Monday, November 25, 2013

Week Fourteen: Orange is the New Black

            For this week’s assignment, I chose to binge watch Orange Is the New Black, a new Netflix original series that portrays the life and struggles of women in prison.  Having grown up without cable television, I was never introduced to such ongoing dramas.  As a child I watched Disney Channel and Nickelodeon when visiting my grandparents, and over the past few years I have grown obsessed with Seinfeld, The Big Bang Theory, Full House and Glee, all of which I own on DVD.  In short, my preference of television has involved lighthearted and witty comedy. 

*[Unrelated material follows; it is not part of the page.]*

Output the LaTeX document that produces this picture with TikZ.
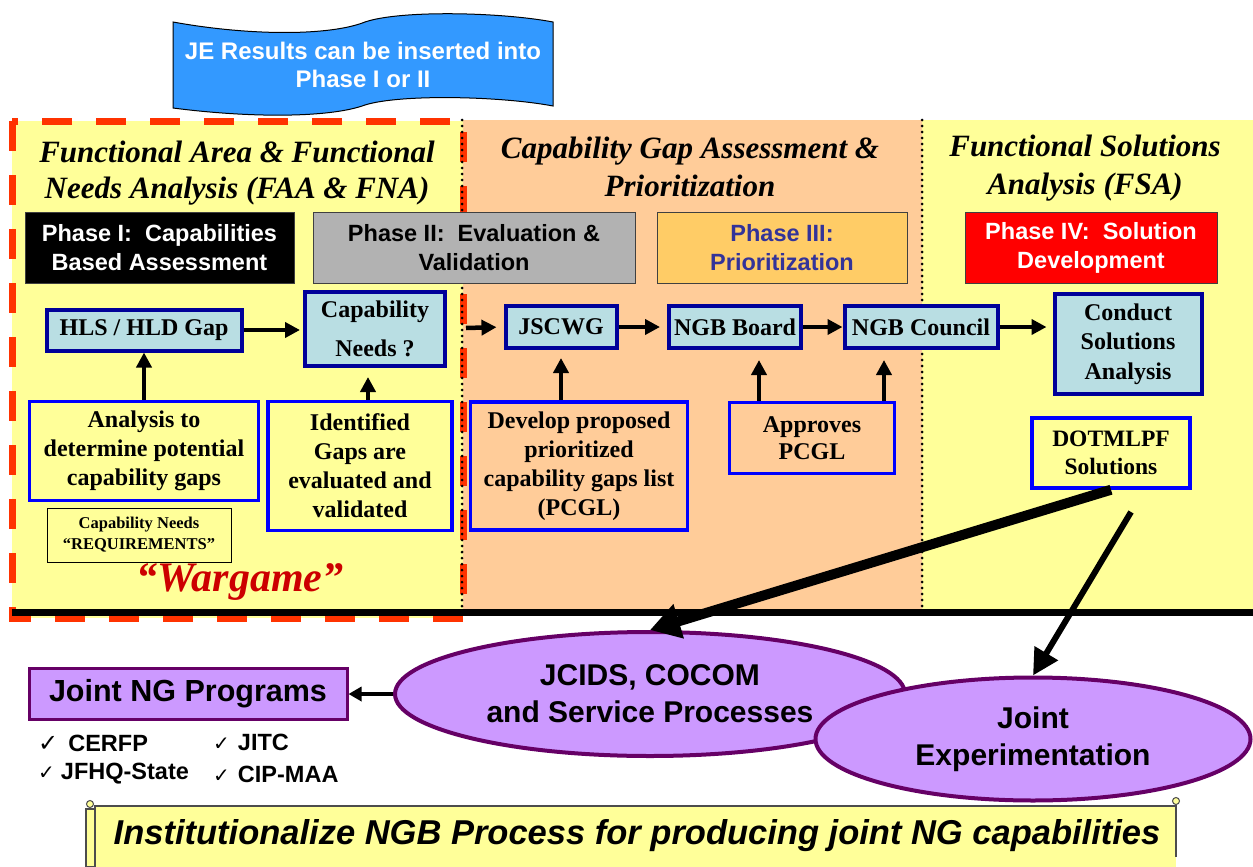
\documentclass[tikz,border=0pt]{standalone}
\usepackage{fontspec}
\setmainfont{Liberation Serif}
\setsansfont{Liberation Sans}
\newfontfamily\dejavu{DejaVu Sans}
\usetikzlibrary{arrows.meta,shapes.geometric,calc}
\definecolor{bgyellow}{HTML}{FFFF99}
\definecolor{peach}{HTML}{FFCC99}
\definecolor{lblue}{HTML}{B9DEE3}
\definecolor{navyb}{HTML}{000099}
\definecolor{redd}{HTML}{FF3300}
\definecolor{phthree}{HTML}{FFCC66}
\definecolor{phthreetext}{HTML}{333399}
\definecolor{purp}{HTML}{CC99FF}
\definecolor{purpd}{HTML}{660066}
\definecolor{bannerblue}{HTML}{3399FF}
\definecolor{wred}{HTML}{CC0000}
\definecolor{phgray}{HTML}{B2B2B2}
\newcommand{\myfs}[2]{\fontsize{#1}{#2}\selectfont}
\tikzset{
  titletext/.style={font=\myfs{31}{36}\bfseries\itshape, align=center},
  phase/.style={draw=black!75, line width=1pt, font=\sffamily\bfseries\myfs{23.5}{29}, align=center, inner sep=0pt},
  proc/.style={fill=lblue, draw=navyb, line width=4pt, font=\bfseries\myfs{24}{29.5}, align=center, inner sep=0pt},
  note/.style={draw=blue, line width=3.5pt, font=\bfseries\myfs{24}{29}, align=center, inner sep=0pt},
  arr/.style={line width=4.5pt, -{Triangle[length=15pt,width=15pt]}},
  oval/.style={ellipse, fill=purp, draw=purpd, line width=4pt, font=\sffamily\bfseries\myfs{30}{37}, align=center, inner sep=0pt},
  dotline/.style={line width=3pt, dash pattern=on 0pt off 6pt, line cap=round},
  item/.style={font=\sffamily\bfseries\myfs{23.5}{27}, inner sep=0pt, anchor=west}
}
\begin{document}
\begin{tikzpicture}[x=1pt,y=-1pt]
\useasboundingbox (0,0) rectangle (1253,867);
% backgrounds
\fill[bgyellow] (12,121) rectangle (463,618);
\fill[peach] (463,120) rectangle (922,609);
\fill[bgyellow] (922,120) rectangle (1253,609);
\draw[redd, line width=7pt, dash pattern=on 30pt off 24pt] (12,121) rectangle (463,618);
\draw[dotline] (462,120) -- (462,608);
\draw[dotline] (922,120) -- (922,608);
\draw[line width=7pt] (12,612) -- (1253,612);
% banner
\draw[fill=bannerblue, line width=1pt] (173,22) .. controls (250,36) and (330,36) .. (365,22)
  .. controls (400,10) and (500,12) .. (553,22) -- (553,106)
  .. controls (500,96) and (400,94) .. (365,105)
  .. controls (330,118) and (250,118) .. (173,108) -- cycle;
\node[font=\sffamily\bfseries\myfs{24}{28}, text=white, align=center] (ban) at (363,65) {JE Results can be inserted into\\Phase I or II};
% titles
\node[titletext] (t1) at (237,173) {Functional Area \& Functional\\Needs Analysis (FAA \& FNA)};
\node[titletext, font=\myfs{31}{38}\bfseries\itshape] (t2) at (690,167) {Capability Gap Assessment \&\\Prioritization};
\node[titletext, font=\myfs{31}{38}\bfseries\itshape] (t3) at (1085,168) {Functional Solutions\\Analysis (FSA)};
% phases
\node[phase, fill=black, text=white, minimum width=269pt, minimum height=71pt] (p1) at (159.5,247.5) {Phase I:\ \ Capabilities\\Based Assessment};
\node[phase, fill=phgray, minimum width=322pt, minimum height=71pt] (p2) at (474,247.5) {Phase II:\ \ Evaluation \&\\Validation};
\node[phase, fill=phthree, text=phthreetext, minimum width=250pt, minimum height=71pt] (p3) at (782,247.5) {Phase III:\\Prioritization};
\node[phase, fill=red, text=white, minimum width=252pt, minimum height=71pt] (p4) at (1091,247.5) {Phase IV:\ \ Solution\\Development};
% process boxes
\node[proc, minimum width=195pt, minimum height=41pt] (hls) at (144,330) {HLS / HLD Gap};
\node[proc, minimum width=140pt, minimum height=74pt, font=\bfseries\myfs{24}{39}] (capn) at (375,329) {Capability\\Needs ?};
\node[proc, minimum width=111pt, minimum height=42pt] (jscwg) at (561,327) {JSCWG};
\node[proc, minimum width=132pt, minimum height=42pt] (board) at (735,327) {NGB Board};
\node[proc, minimum width=153pt, minimum height=42pt] (council) at (921,327) {NGB Council};
\node[proc, minimum width=147pt, minimum height=100pt] (conduct) at (1128,344) {\raisebox{-3pt}{Conduct}\\\raisebox{-3pt}{Solutions}\\\raisebox{-3pt}{Analysis}};
% notes
\node[note, minimum width=229pt, minimum height=99pt] (anal) at (144,451) {\raisebox{-4pt}{Analysis to}\\\raisebox{-4pt}{determine potential}\\\raisebox{-4pt}{capability gaps}};
\node[note, minimum width=184pt, minimum height=129pt] (ident) at (360,466) {Identified\\Gaps are\\evaluated and\\validated};
\node[note, minimum width=217pt, minimum height=128pt] (dev) at (579,466) {\raisebox{-4pt}{Develop proposed}\\\raisebox{-4pt}{prioritized}\\\raisebox{-4pt}{capability gaps list}\\\raisebox{-4pt}{(PCGL)}};
\node[note, minimum width=165pt, minimum height=71pt, font=\bfseries\myfs{24}{27}] (appr) at (812,438) {Approves\\PCGL};
\node[note, minimum width=158pt, minimum height=70pt, font=\bfseries\myfs{23.5}{28}] (dot) at (1111,453) {DOTMLPF\\Solutions};
\node[draw=black, line width=1pt, minimum width=184pt, minimum height=54pt, align=center, inner sep=0pt, font=\bfseries\myfs{16.5}{21}] (req) at (139,535) {Capability Needs\\“REQUIREMENTS”};
\node[font=\myfs{42}{48}\bfseries\itshape, text=wred] (wg) at (240,582) {“Wargame”};
% ovals and bottom
\node[oval, minimum width=510pt, minimum height=124pt] (jcids) at (650,694) {JCIDS, COCOM\\and Service Processes};
\node[oval, minimum width=435pt, minimum height=123pt] (je) at (1033,739) {\raisebox{-6pt}{Joint}\\\raisebox{-6pt}{Experimentation}};
\node[fill=purp, draw=purpd, line width=3pt, minimum width=318pt, minimum height=51pt, inner sep=0pt, font=\sffamily\bfseries\myfs{30.5}{36}] (jng) at (188,694) {Joint NG Programs};
\node[item] (i1) at (38,743) {{\dejavu\myfs{24}{27}✓}\hspace{10pt}CERFP};
\node[item] (i2) at (38,774) {{\dejavu\myfs{20}{27}✓}\hspace{6pt}JFHQ-State};
\node[item] (i3) at (213,742) {{\dejavu\myfs{20}{27}✓}\hspace{8pt}JITC};
\node[item] (i4) at (213,774) {{\dejavu\myfs{20}{27}✓}\hspace{8pt}CIP-MAA};
% scroll
\fill[bgyellow] (95,806) rectangle (1176,867);
\draw[black!70, line width=1.2pt] (95,867) -- (95,806) -- (1176,806) -- (1176,857);
\draw[black!70, line width=1.2pt, fill=bgyellow] (86,809) rectangle (95,867);
\draw[black!70, line width=1pt, fill=bgyellow] (90,804) circle (3.5pt);
\draw[black!70, line width=1pt, fill=bgyellow] (1176,801) circle (3.5pt);
\node[font=\sffamily\bfseries\itshape\myfs{34.5}{40}] (scroll) at (637,836) {Institutionalize NGB Process for producing joint NG capabilities};
% connectors
\coordinate (pin) at (466,328);
\coordinate (dstart) at (1131,512);
\draw[arr, shorten >=3pt] (hls.east) -- (capn.west |- hls.east);
\draw[arr] (anal.north) -- (hls.south);
\draw[arr, shorten >=9pt] ([xshift=8pt]ident.north) -- ([xshift=-7pt]capn.south);
\draw[arr, shorten >=7pt] (pin) -- (jscwg.west);
\draw[arr, shorten >=7pt] (jscwg.east) -- (board.west);
\draw[arr] (board.east) -- (council.west);
\draw[arr, shorten >=6pt] (council.east) -- (conduct.west |- council.east);
\draw[arr, shorten >=8pt] (dev.north -| jscwg.south) -- (jscwg.south);
\draw[arr, shorten >=10pt] ([xshift=-53pt]appr.north) -- ([xshift=24pt]board.south);
\draw[arr, shorten >=10pt] ([xshift=72pt]appr.north) -- ([xshift=-37pt]council.south);
\draw[line width=10pt, -{Triangle[length=30pt,width=34pt]}] (dot.south) -- (jcids.north);
\draw[line width=6pt, -{Triangle[length=26pt,width=26pt]}] (dstart) -- (je.north);
\draw[line width=3.5pt, -{Triangle[length=13pt,width=14pt]}] (jcids.west) -- (jng.east);
\end{tikzpicture}
\end{document}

            None of the shows on the provided list stood out as something I would choose to watch on my own.    However, my Facebook newsfeed was flooded with praise for the new racy Netflix series, several of my friends were hooked, and my favorite color is orange, so these three factors made my decision for me.  Little did I know I would end up just as hooked as everyone else.

            Orange is the New Black delivers its audience the hard truth.  Much of the content is so explicit that it’s incredibly uncomfortable to watch, yet at the same time, I can appreciate that.  The creators have developed a show that isn’t afraid to introduce the public to the extreme racism, gender issues, crime, drug abuse, and general mistreatment of solitary confinement. 

            The behavior of these imprisoned women can be terrible and even terrifying at points, but audiences still manage to love them.  I think this is one of the greatest successes of the show; the creators were able to speak the truth but still manage to guarantee that prison women are still human.  They still can love.  They still need love.

            Another great aspect of the show is the “flashback”.  This creates an even deeper plot with so much to explore.  Because the setting and theme is so absolute – prison life– the incorporation of an abundance of characters isn’t so overwhelming.  Everything connects back to the central plotline.  The audience is woven in and out of so many stories, but there is always that strong foundation that keeps the series on track.

            I am a huge Jodi Picoult fan, and Orange is the New Black is very much like one of her novels.  Perhaps this is why I was hooked so quickly.  I enjoy literary works that describe the daily lives of people who aren’t like us, or explain situations that we’re not fully aware of.  Like Jodi Picoult, the creators seem to have done their research.  The show is both entertainment and a learning experience, and I’m looking forward to hearing about the characters’ lives in future episodes.